FIRST UNION NATIONAL BANK, AS INDENTURE TRUSTEE, PLAINTIFF-RESPONDENT,
v.
PENN SALEM MARINA, INC., DEFENDANT-APPELLANT, AND MARVIN HITCHNER, JR., MARVIN HITCHNER, III, FGS ASSOCIATES, L.L.C., AND ABC CORP., A FICTITIOUS COMPANY, DEFENDANTS.



On certification to the Superior Court, Appellate Division, whose opinion is reported at 383 N.J. Super. 562 (2006).

SYLLABUS BY THE COURT

(This syllabus is not part of the opinion of the Court. It has been prepared by the Office of the Clerk for the convenience of the reader. It has been neither reviewed nor approved by the Supreme Court. Please note that, in the interests of brevity, portions of any opinion may not have been summarized).

The issue before the Court is whether a lender in a foreclosure proceeding is entitled to recover a judgment that is inconsistent with and greater than the amount fixed in a prior Law Division action on the same indebtedness.

On May 4, 2001, the predecessor in interest to First Union National Bank (First Union) provided a commercial loan to Marvin K. Hitchner, Jr. and Penn Salem Marina, Inc. (Penn Salem) in the amount of $750,000. The promissory note was secured in part by a first mortgage on Hitchner's commercial real property, a marina in Pennsville. The note required the borrower, beginning on July, 1, 2001, to pay interest at the rate of 13.5% per year through monthly installments of $9,737.39. The note also required payment of the entire remaining principal with all accrued unpaid interest on June 1, 2016.

The mortgage and security agreement, referred to in the documents as the Security Instrument, was fully incorporated into the note by reference and secured performance of the obligations under the note. The instrument outlined the lender's rights and obligations in the event of a default, provided for legal fees incurred by First Union in enforcing the obligations under the note, and permitted the lender to recover judgment on the note either before, during, or after any proceedings for the enforcement of the Security Instrument.
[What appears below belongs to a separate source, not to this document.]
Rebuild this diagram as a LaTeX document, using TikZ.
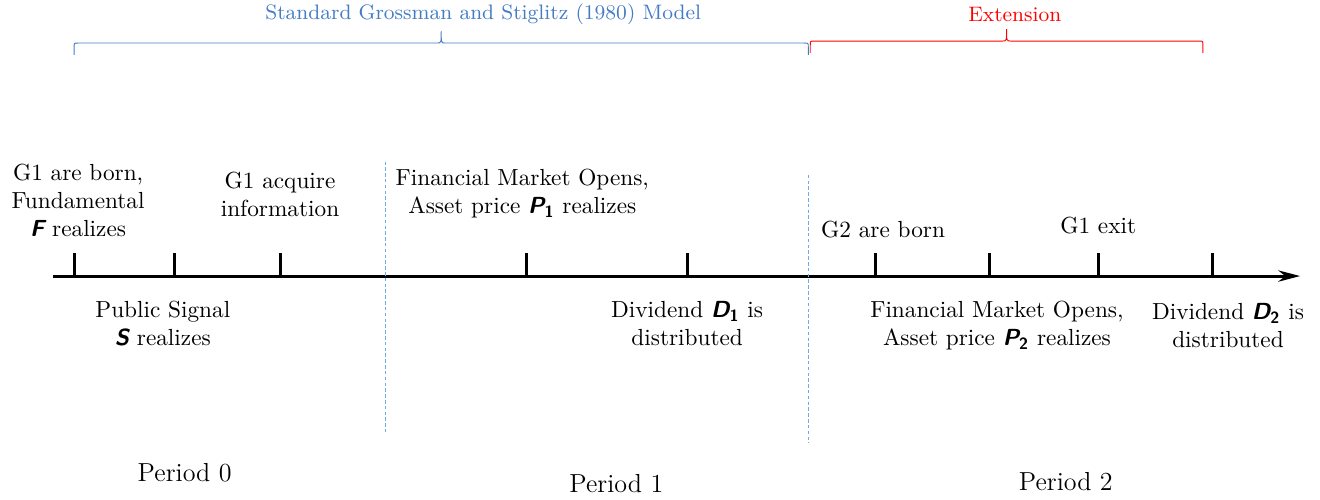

In late 2002, the Hitchner and Penn Salem defaulted on the note by failing to make their monthly payments. In January 2003, First Union filed a complaint on the note in the Law Division against Hitchner, Penn Salem and Hitchner, III, who is not a party to this appeal (Law Division Action), seeking the principal and interest accruing on and after November 8, 2002 to the date of the final judgment, post-judgment interest, attorneys' fees, and costs. Hitchner and Penn Salem failed to answer the complaint and First Union moved for a default judgment. As part of that application, First Union filed the requisite certification, which set forth the amount of $833,835.03 as due and owing to First Union, together with interest to accrue thereon from August 3, 2003 at a rate of $269.02 per day.

First Union also sought attorneys' fees and costs of $11,944.69, for a combined total of $845,779.72. On August 8, 2003, the trial court in the Law Division Action entered a final judgment by default in the amount of $845,779.72. Penn Salem and Hitchner's motion to vacate the default judgment was denied and they did not appeal that decision.

On February 4, 2003, less than a month after filing the Law Division Action, First Union also filed in the Chancery Division a separate mortgage foreclosure action against the same defendants (Foreclosure Action). In that action, First Union sought judgment in its favor, fixing the amount due on the note and mortgage, together with interest, post-judgment interest, late charges, advances, attorneys' fees, and costs of suit. First Union also sought to have the property sold to satisfy the amount due.

On November 10, 2003, the Chancery Division entered an order allowing Hitchner and Penn Salem to file a late answer and counterclaim. On February 24, 2004, the Chancery Division granted First Union's motion for summary judgment and remanded the matter to the Foreclosure Unit for processing as an uncontested matter. On June 24, 2004, First Union moved for entry of final judgment and submitted a certification describing the amounts due and owing; however, the schedule annexed to this certification that summarized the same amounts referred to in the text of the certification contained higher numbers for most of the categories of damages.

Defendants filed late objections to First Union's application, asserting that the amount sought in the Foreclosure Action of $1,043,085 was substantially higher than the final judgment of $845,779.72 previously entered on the note in the Law Division Action. Defendants argued that any final foreclosure judgment should be consistent with the judgment in the Law Division on the underlying debt. On January 13, 2005, a final judgment in foreclosure was entered in favor of First Union in the amount of $1,042,111.36.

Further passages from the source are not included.